▼

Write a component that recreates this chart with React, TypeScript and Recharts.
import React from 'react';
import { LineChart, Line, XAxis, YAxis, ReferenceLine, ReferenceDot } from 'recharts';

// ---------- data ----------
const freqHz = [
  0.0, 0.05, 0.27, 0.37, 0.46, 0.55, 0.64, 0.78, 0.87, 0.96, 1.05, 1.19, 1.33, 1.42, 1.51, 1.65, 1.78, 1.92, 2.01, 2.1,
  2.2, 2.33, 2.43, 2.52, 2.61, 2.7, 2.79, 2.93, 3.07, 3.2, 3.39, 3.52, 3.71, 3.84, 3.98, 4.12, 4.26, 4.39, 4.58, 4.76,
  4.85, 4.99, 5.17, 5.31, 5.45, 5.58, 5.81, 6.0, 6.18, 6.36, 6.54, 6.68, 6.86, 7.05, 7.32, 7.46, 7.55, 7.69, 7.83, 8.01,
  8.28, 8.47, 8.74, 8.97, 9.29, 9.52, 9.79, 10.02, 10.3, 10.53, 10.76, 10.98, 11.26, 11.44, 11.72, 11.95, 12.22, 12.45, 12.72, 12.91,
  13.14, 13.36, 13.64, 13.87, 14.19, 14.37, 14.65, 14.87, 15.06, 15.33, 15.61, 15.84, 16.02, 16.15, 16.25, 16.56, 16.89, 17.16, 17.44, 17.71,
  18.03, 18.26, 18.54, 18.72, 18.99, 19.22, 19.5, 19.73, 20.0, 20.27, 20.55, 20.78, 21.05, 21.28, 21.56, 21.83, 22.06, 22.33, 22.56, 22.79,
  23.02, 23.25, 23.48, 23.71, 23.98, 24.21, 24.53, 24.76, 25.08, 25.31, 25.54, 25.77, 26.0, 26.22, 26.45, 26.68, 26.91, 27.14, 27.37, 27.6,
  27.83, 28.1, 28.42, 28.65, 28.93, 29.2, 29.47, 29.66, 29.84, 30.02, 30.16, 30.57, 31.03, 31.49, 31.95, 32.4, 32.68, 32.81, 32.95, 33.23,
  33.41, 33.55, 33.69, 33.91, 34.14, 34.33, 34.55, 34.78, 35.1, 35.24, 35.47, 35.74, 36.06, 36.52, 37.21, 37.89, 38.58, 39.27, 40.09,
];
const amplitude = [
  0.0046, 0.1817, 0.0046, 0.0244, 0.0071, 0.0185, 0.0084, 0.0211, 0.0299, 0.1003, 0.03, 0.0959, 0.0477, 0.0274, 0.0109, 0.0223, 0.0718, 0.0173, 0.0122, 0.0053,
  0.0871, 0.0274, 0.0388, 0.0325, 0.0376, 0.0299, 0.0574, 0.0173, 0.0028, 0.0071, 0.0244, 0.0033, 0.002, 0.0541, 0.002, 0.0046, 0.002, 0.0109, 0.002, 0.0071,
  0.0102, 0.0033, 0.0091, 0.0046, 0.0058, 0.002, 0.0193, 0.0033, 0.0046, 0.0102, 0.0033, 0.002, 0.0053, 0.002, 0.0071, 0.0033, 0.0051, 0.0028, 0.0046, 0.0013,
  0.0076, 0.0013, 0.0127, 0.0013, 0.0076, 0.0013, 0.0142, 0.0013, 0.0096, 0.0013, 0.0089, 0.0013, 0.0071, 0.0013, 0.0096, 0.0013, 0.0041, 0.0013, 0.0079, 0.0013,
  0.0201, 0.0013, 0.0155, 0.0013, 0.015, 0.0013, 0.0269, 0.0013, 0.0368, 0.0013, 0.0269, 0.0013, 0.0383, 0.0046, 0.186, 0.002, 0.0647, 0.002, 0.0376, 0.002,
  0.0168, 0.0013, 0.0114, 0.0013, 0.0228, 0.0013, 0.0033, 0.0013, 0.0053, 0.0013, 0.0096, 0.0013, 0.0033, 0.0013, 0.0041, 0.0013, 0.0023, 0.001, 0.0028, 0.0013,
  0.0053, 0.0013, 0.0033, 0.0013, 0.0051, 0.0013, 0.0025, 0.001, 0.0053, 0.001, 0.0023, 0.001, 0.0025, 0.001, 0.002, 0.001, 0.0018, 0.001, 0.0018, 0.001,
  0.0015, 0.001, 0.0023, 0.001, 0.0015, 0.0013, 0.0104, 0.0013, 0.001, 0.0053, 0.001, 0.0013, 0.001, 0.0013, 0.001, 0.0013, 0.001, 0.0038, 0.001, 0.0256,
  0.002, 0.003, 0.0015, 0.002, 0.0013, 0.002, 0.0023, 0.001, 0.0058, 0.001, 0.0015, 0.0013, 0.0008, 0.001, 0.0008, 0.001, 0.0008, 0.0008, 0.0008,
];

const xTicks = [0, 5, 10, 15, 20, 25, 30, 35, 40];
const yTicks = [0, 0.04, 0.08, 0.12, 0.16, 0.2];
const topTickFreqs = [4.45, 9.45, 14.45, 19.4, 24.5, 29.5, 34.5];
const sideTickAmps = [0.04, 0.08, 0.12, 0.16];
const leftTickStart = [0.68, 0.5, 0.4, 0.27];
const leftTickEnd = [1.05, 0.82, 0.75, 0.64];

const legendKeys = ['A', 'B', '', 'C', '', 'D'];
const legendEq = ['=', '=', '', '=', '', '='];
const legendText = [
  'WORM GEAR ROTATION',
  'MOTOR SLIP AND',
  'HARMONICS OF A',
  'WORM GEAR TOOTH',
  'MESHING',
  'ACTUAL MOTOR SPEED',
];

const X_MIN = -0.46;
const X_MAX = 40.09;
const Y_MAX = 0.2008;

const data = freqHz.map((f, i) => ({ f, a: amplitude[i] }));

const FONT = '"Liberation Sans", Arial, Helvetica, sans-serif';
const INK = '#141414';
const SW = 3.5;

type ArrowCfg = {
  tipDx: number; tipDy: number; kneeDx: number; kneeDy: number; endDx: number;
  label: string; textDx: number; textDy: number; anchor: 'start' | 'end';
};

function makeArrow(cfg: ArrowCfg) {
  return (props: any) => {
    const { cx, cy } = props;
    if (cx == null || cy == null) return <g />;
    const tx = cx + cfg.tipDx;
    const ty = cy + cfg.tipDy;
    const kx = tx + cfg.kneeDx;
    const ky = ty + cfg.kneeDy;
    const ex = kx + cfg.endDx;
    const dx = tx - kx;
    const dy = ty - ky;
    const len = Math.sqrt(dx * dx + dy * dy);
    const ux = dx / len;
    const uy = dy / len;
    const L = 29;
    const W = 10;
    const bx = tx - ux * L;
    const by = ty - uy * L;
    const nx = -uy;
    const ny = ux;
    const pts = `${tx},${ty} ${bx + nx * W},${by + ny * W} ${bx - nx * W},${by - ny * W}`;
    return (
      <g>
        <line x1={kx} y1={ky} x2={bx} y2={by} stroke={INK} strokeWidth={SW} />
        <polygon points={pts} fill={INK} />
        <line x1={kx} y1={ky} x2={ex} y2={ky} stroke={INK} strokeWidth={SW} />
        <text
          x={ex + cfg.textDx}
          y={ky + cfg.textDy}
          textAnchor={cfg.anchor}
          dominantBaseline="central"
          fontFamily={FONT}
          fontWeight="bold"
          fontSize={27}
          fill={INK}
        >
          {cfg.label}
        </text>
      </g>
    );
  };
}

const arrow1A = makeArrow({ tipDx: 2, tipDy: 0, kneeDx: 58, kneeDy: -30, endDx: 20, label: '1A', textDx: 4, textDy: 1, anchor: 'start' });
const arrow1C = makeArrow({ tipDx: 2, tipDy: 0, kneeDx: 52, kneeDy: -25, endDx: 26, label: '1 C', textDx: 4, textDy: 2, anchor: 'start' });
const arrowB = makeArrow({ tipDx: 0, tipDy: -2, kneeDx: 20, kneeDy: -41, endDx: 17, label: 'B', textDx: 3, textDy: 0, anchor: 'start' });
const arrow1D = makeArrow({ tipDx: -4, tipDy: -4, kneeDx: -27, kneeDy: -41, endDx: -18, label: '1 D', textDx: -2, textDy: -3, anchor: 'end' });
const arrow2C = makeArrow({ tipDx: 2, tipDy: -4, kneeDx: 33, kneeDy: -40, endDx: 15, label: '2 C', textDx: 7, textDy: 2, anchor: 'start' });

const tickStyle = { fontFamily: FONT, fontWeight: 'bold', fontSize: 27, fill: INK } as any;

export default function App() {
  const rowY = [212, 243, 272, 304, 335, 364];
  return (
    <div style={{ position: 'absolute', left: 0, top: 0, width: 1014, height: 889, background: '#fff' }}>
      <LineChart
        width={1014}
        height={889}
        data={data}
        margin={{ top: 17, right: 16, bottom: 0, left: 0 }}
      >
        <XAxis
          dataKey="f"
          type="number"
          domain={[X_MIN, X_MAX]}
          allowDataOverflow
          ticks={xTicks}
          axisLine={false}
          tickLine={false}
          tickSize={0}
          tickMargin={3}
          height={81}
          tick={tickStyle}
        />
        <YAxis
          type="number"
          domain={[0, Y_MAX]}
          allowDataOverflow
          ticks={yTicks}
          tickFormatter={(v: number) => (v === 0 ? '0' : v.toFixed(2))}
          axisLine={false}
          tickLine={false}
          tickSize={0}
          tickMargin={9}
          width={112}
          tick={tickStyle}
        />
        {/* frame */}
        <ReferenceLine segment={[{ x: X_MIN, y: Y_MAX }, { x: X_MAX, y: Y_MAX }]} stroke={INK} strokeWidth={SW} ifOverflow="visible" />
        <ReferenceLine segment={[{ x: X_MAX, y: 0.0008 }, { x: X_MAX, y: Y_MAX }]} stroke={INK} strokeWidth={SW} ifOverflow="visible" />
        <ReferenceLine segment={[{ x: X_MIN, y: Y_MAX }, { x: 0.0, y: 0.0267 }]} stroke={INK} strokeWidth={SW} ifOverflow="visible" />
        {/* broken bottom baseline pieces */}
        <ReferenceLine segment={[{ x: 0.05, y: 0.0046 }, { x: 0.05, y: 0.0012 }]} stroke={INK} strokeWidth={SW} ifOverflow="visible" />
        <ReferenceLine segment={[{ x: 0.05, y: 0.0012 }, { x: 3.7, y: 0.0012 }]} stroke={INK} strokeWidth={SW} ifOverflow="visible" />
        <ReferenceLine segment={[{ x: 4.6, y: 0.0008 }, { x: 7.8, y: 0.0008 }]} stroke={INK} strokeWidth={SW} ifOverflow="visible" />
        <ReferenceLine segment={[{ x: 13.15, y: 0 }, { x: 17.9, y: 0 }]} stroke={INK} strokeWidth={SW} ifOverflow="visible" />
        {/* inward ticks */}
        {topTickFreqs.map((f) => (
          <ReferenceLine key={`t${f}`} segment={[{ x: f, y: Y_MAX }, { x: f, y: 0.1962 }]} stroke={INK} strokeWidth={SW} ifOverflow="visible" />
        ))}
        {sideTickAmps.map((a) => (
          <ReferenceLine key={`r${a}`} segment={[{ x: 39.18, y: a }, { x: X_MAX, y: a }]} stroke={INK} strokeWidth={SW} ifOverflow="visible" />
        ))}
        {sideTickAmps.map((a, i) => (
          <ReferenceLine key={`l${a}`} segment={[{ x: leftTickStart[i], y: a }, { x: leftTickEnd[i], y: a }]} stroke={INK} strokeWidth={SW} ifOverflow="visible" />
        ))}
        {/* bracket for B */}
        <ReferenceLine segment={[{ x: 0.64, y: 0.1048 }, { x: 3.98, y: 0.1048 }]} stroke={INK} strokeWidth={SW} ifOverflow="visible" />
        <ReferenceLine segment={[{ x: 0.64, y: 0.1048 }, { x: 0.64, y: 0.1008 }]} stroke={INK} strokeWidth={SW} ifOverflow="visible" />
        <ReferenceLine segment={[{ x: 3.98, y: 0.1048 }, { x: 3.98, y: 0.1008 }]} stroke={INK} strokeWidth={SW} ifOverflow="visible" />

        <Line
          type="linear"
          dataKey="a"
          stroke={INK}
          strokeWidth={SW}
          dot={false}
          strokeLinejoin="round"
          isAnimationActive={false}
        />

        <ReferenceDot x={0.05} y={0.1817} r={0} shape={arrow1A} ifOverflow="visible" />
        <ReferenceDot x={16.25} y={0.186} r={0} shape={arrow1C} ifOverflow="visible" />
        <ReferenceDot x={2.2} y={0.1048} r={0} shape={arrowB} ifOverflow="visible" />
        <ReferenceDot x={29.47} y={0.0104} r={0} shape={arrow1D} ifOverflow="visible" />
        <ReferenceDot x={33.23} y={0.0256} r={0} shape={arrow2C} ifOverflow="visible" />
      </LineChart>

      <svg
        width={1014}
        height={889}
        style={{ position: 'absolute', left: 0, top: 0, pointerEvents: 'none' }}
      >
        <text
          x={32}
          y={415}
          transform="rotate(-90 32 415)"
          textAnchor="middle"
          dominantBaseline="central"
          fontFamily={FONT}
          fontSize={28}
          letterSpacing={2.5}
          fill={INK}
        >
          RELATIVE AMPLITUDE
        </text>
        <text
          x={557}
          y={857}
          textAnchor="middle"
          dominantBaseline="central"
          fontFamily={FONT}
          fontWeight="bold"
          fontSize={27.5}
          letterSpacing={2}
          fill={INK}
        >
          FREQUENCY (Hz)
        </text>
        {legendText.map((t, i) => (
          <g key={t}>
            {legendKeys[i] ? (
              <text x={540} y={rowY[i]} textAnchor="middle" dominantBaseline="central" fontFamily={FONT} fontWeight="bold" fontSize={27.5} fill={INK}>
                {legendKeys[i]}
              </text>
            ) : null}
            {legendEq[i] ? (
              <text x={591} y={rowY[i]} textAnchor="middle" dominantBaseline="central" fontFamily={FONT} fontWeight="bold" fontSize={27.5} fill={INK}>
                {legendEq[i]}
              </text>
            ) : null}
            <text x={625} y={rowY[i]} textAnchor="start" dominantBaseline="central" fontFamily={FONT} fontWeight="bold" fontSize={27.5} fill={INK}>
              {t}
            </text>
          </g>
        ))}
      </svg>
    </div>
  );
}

▲

_EXERCISE REQUIREMENTS_. Reprint the data above from the opening line to the line holding "YAxis, ReferenceLine, ReferenceDot", inclusive, and nothing else.

_RESULT OF THE EXERCISE_.
Write a component that recreates this chart with React, TypeScript and Recharts.
import React from 'react';
import { LineChart, Line, XAxis, YAxis, ReferenceLine, ReferenceDot } from 'recharts';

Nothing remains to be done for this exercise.